Home Puppy Proofing Rules and Dangers

Cat Food and Cat Poop

If you have a cat, place the litter box in an area out of the puppies reach. Likewise, the cat’s food should be secured away from the Doberman puppy. Doberman puppies love eating both and both can cause many problems including pancreatitis.

Cleaning Chemicals and Cleaning Items

This one is fairly obvious. It is a good practice to keep all cleaning chemicals put away in one high location, not under the sink. Don’t forget cleaning items such as mops, rags, and sponges which can carry residual cleaning chemicals. Also dangerous are gloves, empty buckets, plastic bags, aerosol cans, and spray bottles.

Paper Products and Personal Items

Puppies love to destroy rolls of toilet paper and paper towel. These two products are also very handy in a home with a new leaky puppy. Neither of these are especially dangerous but can be if consumed. Numerous other items can be very dangerous, little things you might not notice leaving out. A razor on the side of the tub, a bottle of nail polish or remover on the coffee table, Q-tips, cotton balls, rubbing alcohol, dental floss, bars of soap, shampoo, and the list goes on.

Candy

Puppies aren’t made to digest large quantities of sugar. Also, chocolate is toxic to dogs. It contains theobromine. Treat candy as a toxic substance in a home with a Doberman puppy.

Small Objects

Dobermans have a tendency to swallow things. This is especially a problem with a Doberman puppy. I have found that my Doberman puppies especially enjoyed destroying ink pens. All small objects, or objects that can be chewed up into small objects, should be kept off the floor and off tables. Paper clips, staples, tacks, nails, pencils, hair pins, rubber bands, loose change, and refrigerator magnets just to name a few.

Inappropriate Toys

Doberman puppies should only be allowed puppy toys. People toys have parts, such as plastic eyeballs, that can be removed and swallowed.

Medications, Medicines, and Vitamins

Child safe means nothing to a Doberman puppy. The Doberman puppy’s willingness to swallow down pills is nice when they need to take a pill from the veterinarian.
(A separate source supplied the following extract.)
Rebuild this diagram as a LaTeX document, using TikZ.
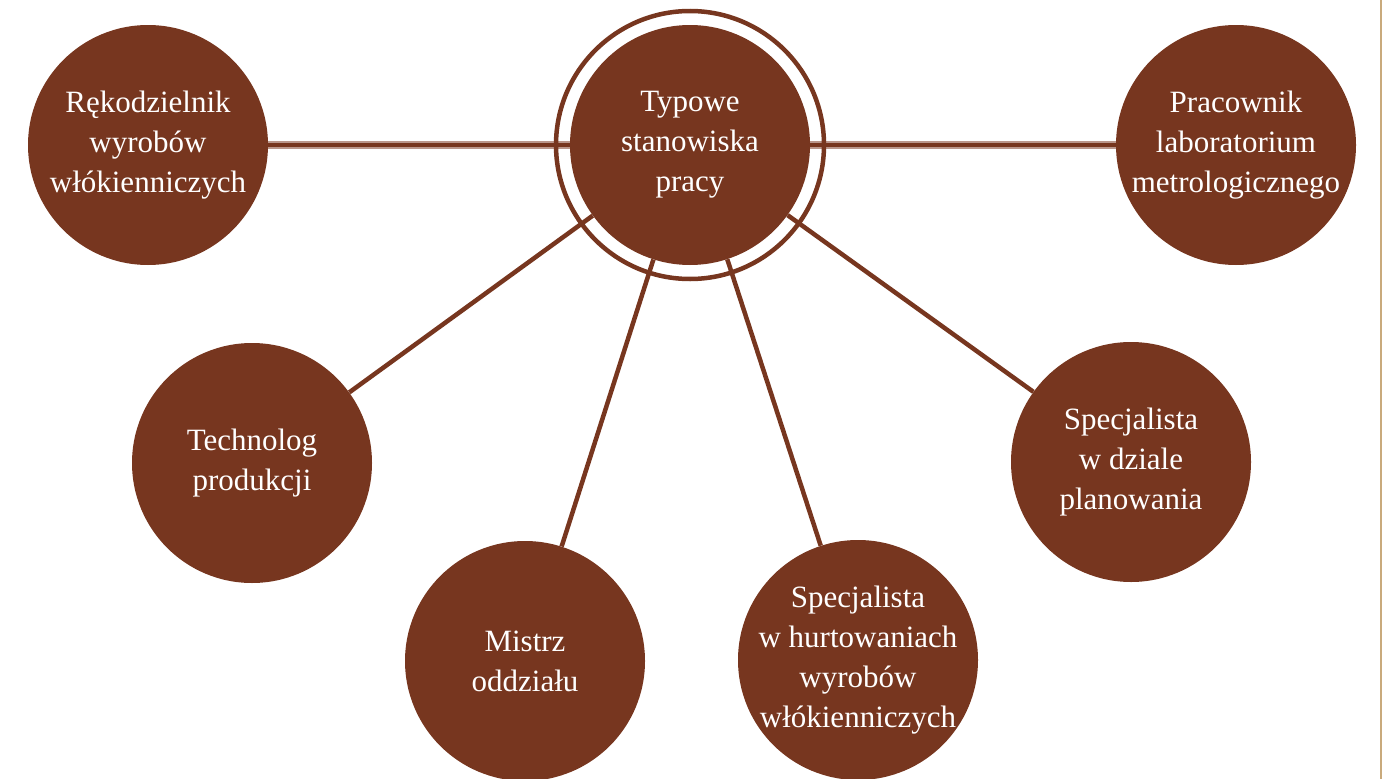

When the cat knocks a bottle of pills off the entertainment center, it can be deadly or very expensive.

Trash

Trash cans are dangerous for many reasons. There is a plastic bag, small bits of things, food, and who knows what else. Puppies need to learn early on that this mighty temptation is a big no no. Having a sturdy trash can with a tight lid is a good idea too but don’t rely on it to keep your puppy out.

I have a heavy stainless steel trash can in my kitchen,  the kind with pedal to open the lid. It’s good for keeping out the little ones but all the Dobermans heavy enough know how to step on pedal, but also know not to.

People Food, Puppy Food, and Treats

Overeating can easily harm a puppy. So can eating even small amounts of dangerous people food with bones or foil and plastic wrappers. It’s best to avoid people food for puppies and the puppy’s food should be secured.

House Plants

Besides often being in heavy pots in high places, some plants are toxic to dogs. The ASPCA website has a great list of many of these dangerous plants.

Anything with an Electrical Cord

Electrical cords are not only dangerous when plugged in. In fact, unplugged cords can be even more dangerous. An unplugged cord gives no warning to the puppy and allows him to chew through and swallow the copper wire within. The Doberman has a difficult time removing copper from its system so special attention should be given to items containing copper.

Machines and Tools

Paper shredders, trash compactors, and power tools are just a few puppy hazards. Such things should be unplugged, not just turned off as puppies can turn them on.

Sharp, Heavy, and Hot

A knife left on the cutting board, a pot of hot water, or a heavy iron left on the ironing board are all examples of hazards the puppy can cause to fall down on himself.

Strings, Rope, Yarn, etc.

String can be fun for a puppy. The trouble is when they eat it or become tangled.

"Knock-over-ables"

Things such as lamps, stools, flimsy tables, and things leaned against the wall like brooms and ladders will eventually be knocked over by a puppy. Never leave anything heavy against the wall or in a position where it can fall. A common mistake is to leave a folded up kennel, gate, or enclosure leaned against something. When knocked over, they can do serious harm to a puppy or other animals in the home.

Pest Control

Remember to remove all traps and poisons from the home before the puppy arrives. These items will eventually be found or spread throughout the home where a puppy will come into contact.

Lead Contamination

Just like with children, Doberman puppies need protection from lead based substances such as lead paint. Houses older than 50 years will likely have lead in any original paint. This paint is still dangerous even when painted over. Lead has a sweet taste, so if a puppy chews through part of the home he may find the lead tasty.

The safest home is a tidy organized home. If everything has a place and it’s kept there, the floor is kept clean, and clutter is kept off of tables and out of corners, the puppy will be left with fewer dangers.